Shafer is currently in the throes of a Kickstarter campaign to fund his latest release, “Colorado Clawhammer.” While very much a solo album, Shafer is keeping the company of his regular band to back him on the project. There’s no need to recruit new musicians when your current co-workers are skilled at their job and well-versed in Shafer’s intent. It’s a solo effort because Shafer is the one calling all the shots, from what songs are recorded and the order they appear on the album, all the way down to who is paying the bills.
“It’s tough to call something a solo record because obviously, there’s a ton of really talented people that work hard on it.

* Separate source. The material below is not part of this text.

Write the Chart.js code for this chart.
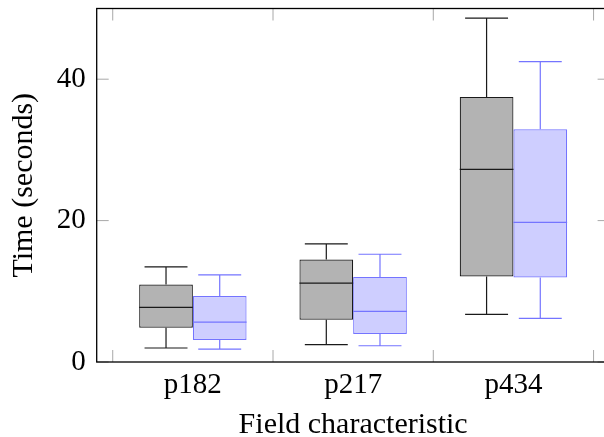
<!DOCTYPE html>
<html><head><meta charset="utf-8">
<script src="https://cdn.jsdelivr.net/npm/chart.js@4/dist/chart.umd.min.js"></script>
<style>
html,body{margin:0;padding:0;background:#fff;overflow:hidden;width:604px;height:437px}
#wrap{position:relative;width:620px;height:437px}
</style></head>
<body><div id="wrap"><canvas id="c"></canvas></div>
<script>
const categories = ['p182', 'p217', 'p434'];
const yTicks = [0, 20, 40];

const grayMin    = [1.98, 2.45, 6.73];
const grayQ1     = [4.84, 5.97, 12.09];
const grayMedian = [7.72, 11.15, 27.24];
const grayQ3     = [10.96, 14.49, 37.5];
const grayMax    = [13.45, 16.7, 48.65];

const blueMin    = [1.83, 2.30, 6.17];
const blueQ1     = [3.11, 3.95, 11.95];
const blueMedian = [5.65, 7.15, 19.76];
const blueQ3     = [9.32, 12.04, 32.93];
const blueMax    = [12.32, 15.24, 42.48];

const series = [
  {min: grayMin, q1: grayQ1, med: grayMedian, q3: grayQ3, max: grayMax, fill: '#b3b3b3', stroke: '#1a1a1a'},
  {min: blueMin, q1: blueQ1, med: blueMedian, q3: blueQ3, max: blueMax, fill: '#ceceff', stroke: '#7474ff'}
];

const FONT = 'Liberation Serif';

const boxPlugin = {
  id: 'boxplot',
  beforeDatasetsDraw(chart) {
    const {ctx, chartArea: a, scales: {x, y}} = chart;
    const L = 12;
    ctx.save();
    ctx.strokeStyle = '#a8a8a8';
    ctx.lineWidth = 1;
    const line = (x1, y1, x2, y2) => { ctx.beginPath(); ctx.moveTo(x1, y1); ctx.lineTo(x2, y2); ctx.stroke(); };
    for (let i = 0; i <= categories.length; i++) {
      const px = x.getPixelForValue(i + 0.5);
      line(px, a.bottom, px, a.bottom - L);
      line(px, a.top, px, a.top + L);
    }
    yTicks.forEach(v => {
      const py = y.getPixelForValue(v);
      line(a.left, py, a.left + L, py);
      line(a.right, py, a.right - L, py);
    });
    ctx.restore();
  },
  afterDatasetsDraw(chart) {
    const {ctx, chartArea: a, scales: {y}} = chart;
    ctx.save();
    ctx.lineWidth = 1.2;
    series.forEach((s, d) => {
      const meta = chart.getDatasetMeta(d);
      ctx.strokeStyle = s.stroke;
      meta.data.forEach((el, i) => {
        const cx = el.x, w = el.width, cap = w * 0.8;
        const yMin = y.getPixelForValue(s.min[i]);
        const yQ1 = y.getPixelForValue(s.q1[i]);
        const yMed = y.getPixelForValue(s.med[i]);
        const yQ3 = y.getPixelForValue(s.q3[i]);
        const yMax = y.getPixelForValue(s.max[i]);
        ctx.beginPath();
        ctx.moveTo(cx, yQ3); ctx.lineTo(cx, yMax);
        ctx.moveTo(cx - cap / 2, yMax); ctx.lineTo(cx + cap / 2, yMax);
        ctx.moveTo(cx, yQ1); ctx.lineTo(cx, yMin);
        ctx.moveTo(cx - cap / 2, yMin); ctx.lineTo(cx + cap / 2, yMin);
        ctx.moveTo(cx - w / 2, yMed); ctx.lineTo(cx + w / 2, yMed);
        ctx.stroke();
      });
    });
    ctx.strokeStyle = '#000';
    ctx.lineWidth = 1.3;
    ctx.strokeRect(a.left, a.top, a.right - a.left, a.bottom - a.top);
    ctx.restore();
  }
};

new Chart(document.getElementById('c'), {
  type: 'bar',
  data: {
    datasets: series.map(s => ({
      data: categories.map((c, i) => ({x: i + 1, y: [s.q1[i], s.q3[i]]})),
      backgroundColor: s.fill,
      borderColor: s.stroke,
      borderWidth: 1.2,
      borderSkipped: false,
      categoryPercentage: 0.67,
      barPercentage: 1
    }))
  },
  options: {
    responsive: true,
    maintainAspectRatio: false,
    animation: false,
    layout: {padding: {top: 8.5, right: 10.4, left: 0, bottom: 0}},
    plugins: {legend: {display: false}, tooltip: {enabled: false}},
    scales: {
      x: {
        type: 'linear',
        offset: false,
        min: 0.4, max: 3.6,
        grid: {display: false, drawTicks: false, offset: false},
        border: {display: false},
        afterBuildTicks: s => { s.ticks = categories.map((c, i) => ({value: i + 1})); },
        afterFit: s => { s.height = 75; s.paddingLeft = 0; s.paddingRight = 0; },
        ticks: {
          autoSkip: false, maxRotation: 0, padding: 6, color: '#000',
          font: {family: FONT, size: 29},
          callback: v => categories[Math.round(v) - 1]
        },
        title: {display: true, text: 'Field characteristic', color: '#000',
          font: {family: FONT, size: 30, lineHeight: 0.8}, padding: {top: 0, bottom: 0}}
      },
      y: {
        min: 0, max: 50,
        grid: {display: false, drawTicks: false},
        border: {display: false},
        afterBuildTicks: s => { s.ticks = yTicks.map(v => ({value: v})); },
        afterFit: s => { s.width = 96.7; s.paddingTop = 0; s.paddingBottom = 0; },
        ticks: {padding: 11, color: '#000', font: {family: FONT, size: 29}},
        title: {display: true, text: 'Time (seconds)', color: '#000',
          font: {family: FONT, size: 30, lineHeight: 1}, padding: {top: 9, bottom: 0}}
      }
    }
  },
  plugins: [boxPlugin]
});
</script>
</body></html>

The reason we referred to it that way is because it’s kind of your chance to put your signature on something you played producer on, which is fun to do,” he said. “I like trying that role and making track selections and arranging things, picking the personnel and seeing the project through to the finish. That’s a fun thing to do, and that’s why you call it a solo project. And in this case, I’m also organizing the funding for it, so yeah, it’s a solo project as I make air quotations.”
Shafer’s approach to making music is rooted in an art and punk-rock mindset. His first solo effort, “6th and 1st,” was lo-fi field recordings recorded in his former home on Durango’s south side. His second solo effort, “Shafer’s Lumber Wagon,” was similar to his current project; Shafer did all the heavy lifting while Six-Dollar String Band recorded feature tunes mixed in with recordings of ambient sound, resulting in a collage of natural audio and music from the public domain.
Credit the styles of music and recording approach to Shafer’s upbringing, as he was a kid brought to music festivals by his parents while digging into below-the-radar punk rock. It was the minimalist mindset and approach to the music by both that stuck.
“I was about 17 and I started listening to an old fiddle player, you know, secretly. And then I really listened closely to it and I got really into it. Something at the end of my punk-rock career spoke to me about old-time fiddle,” Shafer said. “A lot of the stuff we’ve done as the Six-Dollar String Band has taken on an artsy kind of tone. So that is definitely related: We’re kind of exploring new territory and self-expression. They’re all tied to the same ethos that punk music is also rooted in. So, there’s a connection there.”
The Kickstarter campaign to fund “Colorado Clawhammer” runs until Dec. 4.